Choosing the Right Cloth: Cotton, Linen, and Microfibre Compared

For consistently clear panes, pick a towel that is lint-free, tightly woven, and sufficiently thirsty. Classic cotton tea towels (200–260 GSM) are versatile and forgiving, while linen excels at a polished finish thanks to its smooth yarns. Microfibre isn’t a traditional tea towel, but its ultra-fine filaments deliver exceptional wicking when used as a secondary buffing cloth. The sweet spot is a cloth that absorbs quickly yet releases moisture evenly as you move. Avoid fluffy terry towels on glass; their loops can streak and shed. If your windows show hard-water shadows, keep a separate towel for a light vinegar pass, then dry with your best glass-only cloth.

Material Typical GSM Absorbency Lint Risk Best Use
Cotton (plain weave) 200–260 High, steady Low Main drying pass
Linen 170–230 Moderate–high Very low Final polish
Microfibre 200–320 Very high Very low Buffing/edges

Look for hemmed edges and a smooth, flat hand. Pre-wash new towels to remove finishing agents. Steer clear of fabric conditioners, which coat fibres and reduce capillarity. A modest stack—two cottons for removal, one linen for polish—covers most windows, mirrors, and shower screens efficiently.

The Step-By-Step Tea Towel Technique

Start with clean glass. Use warm water with a drop of washing-up liquid or a 1:10 white vinegar solution. Wring a dedicated cloth until it’s damp, not dripping. Work the pane in a firm S-pattern, overlapping lanes by a finger’s width to keep the wet edge under control. Always move from top to bottom so gravity works for you. The aim is an even film that you immediately collect, not puddles that can dry into marks.

Switch to a dry tea towel for the crucial removal pass. Fold it into a neat pad to present a fresh face as it loads with moisture. Glide with light, consistent pressure; let the fibres do the uptake. Trace edges, frames, and corners—where drips lurk—with a narrow fold. If you see a faint trail, rotate to a drier section and give a light buff. Keep two piles: one “wet workhorse,” one “dry finisher.” This simple two-cloth method is the difference between decent and dazzling.

Care, Hygiene, and Reuse: Keeping Towels Performing

Performance lives and dies in the laundry. Wash window towels separately at 40–60°C with a plain detergent; skip fabric softener and dryer sheets, which smother fibre pores. For a quarterly reset, run an empty machine with hot water and a cup of white vinegar, then launder the towels to strip residues. Residue-free fibres regain their capillary pull and dry glass more evenly. Tumble on low or line-dry thoroughly; trapped humidity breeds odour and dulls uptake.

Store cloths flat and dust-free. Assign a simple code—one stitched corner for “wet work,” two for “polish”—to avoid cross-contamination. Retire any towel that starts shedding. If you live in a hard-water area, a brief vinegar rinse after washing prevents mineral stiffening.

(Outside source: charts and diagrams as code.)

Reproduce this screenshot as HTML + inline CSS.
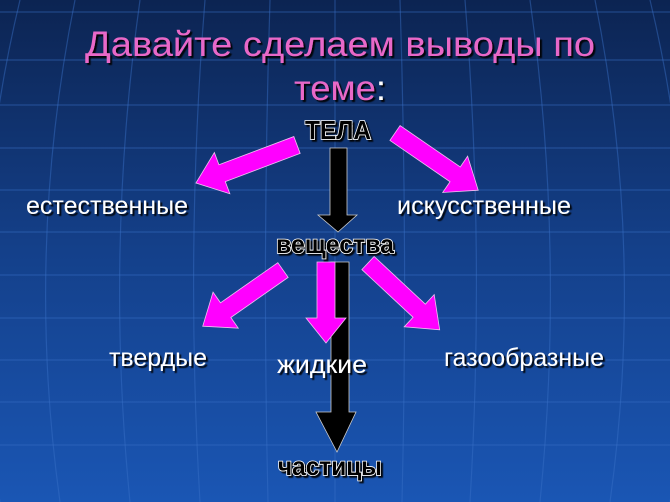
<!DOCTYPE html>
<html><head><meta charset="utf-8"><style>
html,body{margin:0;padding:0;width:670px;height:502px;overflow:hidden;background:#12306a}
svg{display:block}
text{font-family:"Liberation Sans",sans-serif}
</style></head><body>
<svg width="670" height="502" viewBox="0 0 670 502" xmlns="http://www.w3.org/2000/svg">
<defs>
<linearGradient id="bg" x1="0" y1="0" x2="0" y2="1">
<stop offset="0" stop-color="#0c2452"/>
<stop offset="0.5" stop-color="#14408a"/>
<stop offset="1" stop-color="#1a56b4"/>
</linearGradient>
<filter id="sh"><feDropShadow dx="2" dy="2" stdDeviation="0.6" flood-color="#000" flood-opacity="0.9"/></filter>
</defs>
<rect width="670" height="502" fill="url(#bg)"/>
<g stroke="#3a70c8" stroke-opacity="0.45" stroke-width="1.2" fill="none">
<path d="M0 12H670M0 60H670M0 105H670M0 148H670M0 190H670M0 232H670M0 275H670M0 318H670M0 360H670M0 402H670M0 445H670"/>
<path d="M335 0V502M270 0Q262 250 268 502M400 0Q408 250 402 502M205 0Q185 250 200 502M465 0Q485 250 470 502M140 0Q105 250 130 502M530 0Q565 250 540 502M75 0Q25 250 60 502M595 0Q645 250 610 502M20 0Q-40 250 0 502M650 0Q710 250 670 502"/>
</g>
<g filter="url(#sh)" fill="#e868c8" font-size="35" text-anchor="middle">
<text x="340" y="56" textLength="510" lengthAdjust="spacingAndGlyphs">Давайте сделаем выводы по</text>
<text x="340" y="100" textLength="92" lengthAdjust="spacingAndGlyphs">теме<tspan fill="#fff">:</tspan></text>
</g>
<g fill="#ff00ff" stroke="#f0c0f0" stroke-width="0.8">
<polygon transform="translate(297,145) rotate(159.4)" points="0,-9 80,-9 80,-22 108,0 80,22 80,9 0,9"/>
<polygon transform="translate(395,133) rotate(34.5)" points="0,-9 73,-9 73,-22 101,0 73,22 73,9 0,9"/>
<polygon transform="translate(283,270) rotate(145)" points="0,-9 70,-9 70,-22 98,0 70,22 70,9 0,9"/>
<polygon transform="translate(368,263) rotate(43)" points="0,-9 70,-9 70,-22 98,0 70,22 70,9 0,9"/>
</g>
<polygon fill="#000" stroke="#ccc" stroke-width="0.8" points="330,148 347,148 347,215 357,215 338,232 318,215 330,215"/>
<polygon fill="#000" stroke="#ccc" stroke-width="0.8" points="331,262 349,262 349,412 356,412 337,452 316,412 331,412"/>
<polygon fill="#ff00ff" stroke="#f0c0f0" stroke-width="0.8" points="317,262 335,262 335,318 346,318 326,343 306,318 317,318"/>
<g font-size="25" fill="#fff" filter="url(#sh)" text-anchor="middle">
<text x="107" y="214" textLength="162" lengthAdjust="spacingAndGlyphs">естественные</text>
<text x="484" y="214" textLength="174" lengthAdjust="spacingAndGlyphs">искусственные</text>
<text x="158" y="366" textLength="98" lengthAdjust="spacingAndGlyphs">твердые</text>
<text x="322" y="373" textLength="90" lengthAdjust="spacingAndGlyphs">жидкие</text>
<text x="524" y="366" textLength="160" lengthAdjust="spacingAndGlyphs">газообразные</text>
</g>
<g font-size="26" font-weight="bold" fill="#000" stroke="#fff" stroke-width="1.6" paint-order="stroke" text-anchor="middle" filter="url(#sh)">
<text x="338" y="139" textLength="66" lengthAdjust="spacingAndGlyphs">ТЕЛА</text>
<text x="335" y="253" textLength="118" lengthAdjust="spacingAndGlyphs">вещества</text>
<text x="330" y="475" textLength="104" lengthAdjust="spacingAndGlyphs">частицы</text>
</g>
</svg>
</body></html>
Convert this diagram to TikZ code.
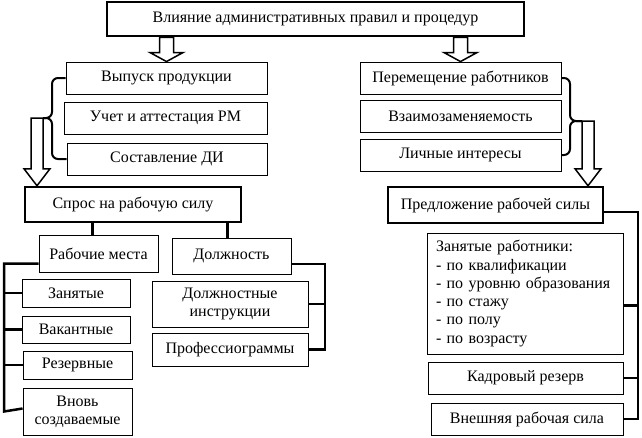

Maintain a small rotation so each towel rests between jobs; the fibres recover, and your lint-free finish remains reliable week after week.

In an age of gadgets and gels, the tea towel remains a quiet champion of clean glass. Its even absorption and smooth glide turn a domestic staple into a precision instrument for drying and polishing windows without fuss. With the right weave, a disciplined wash routine, and a simple S-pattern technique, you’ll beat streaks, banish lint, and save on disposable products. Small adjustments—top-to-bottom passes, folded pads, and a separate finisher—elevate the result from good to immaculate. What combination of cloths and routine suits your panes, your water type, and your weekly rhythm—and what will you try first to make the tea towel trick your own?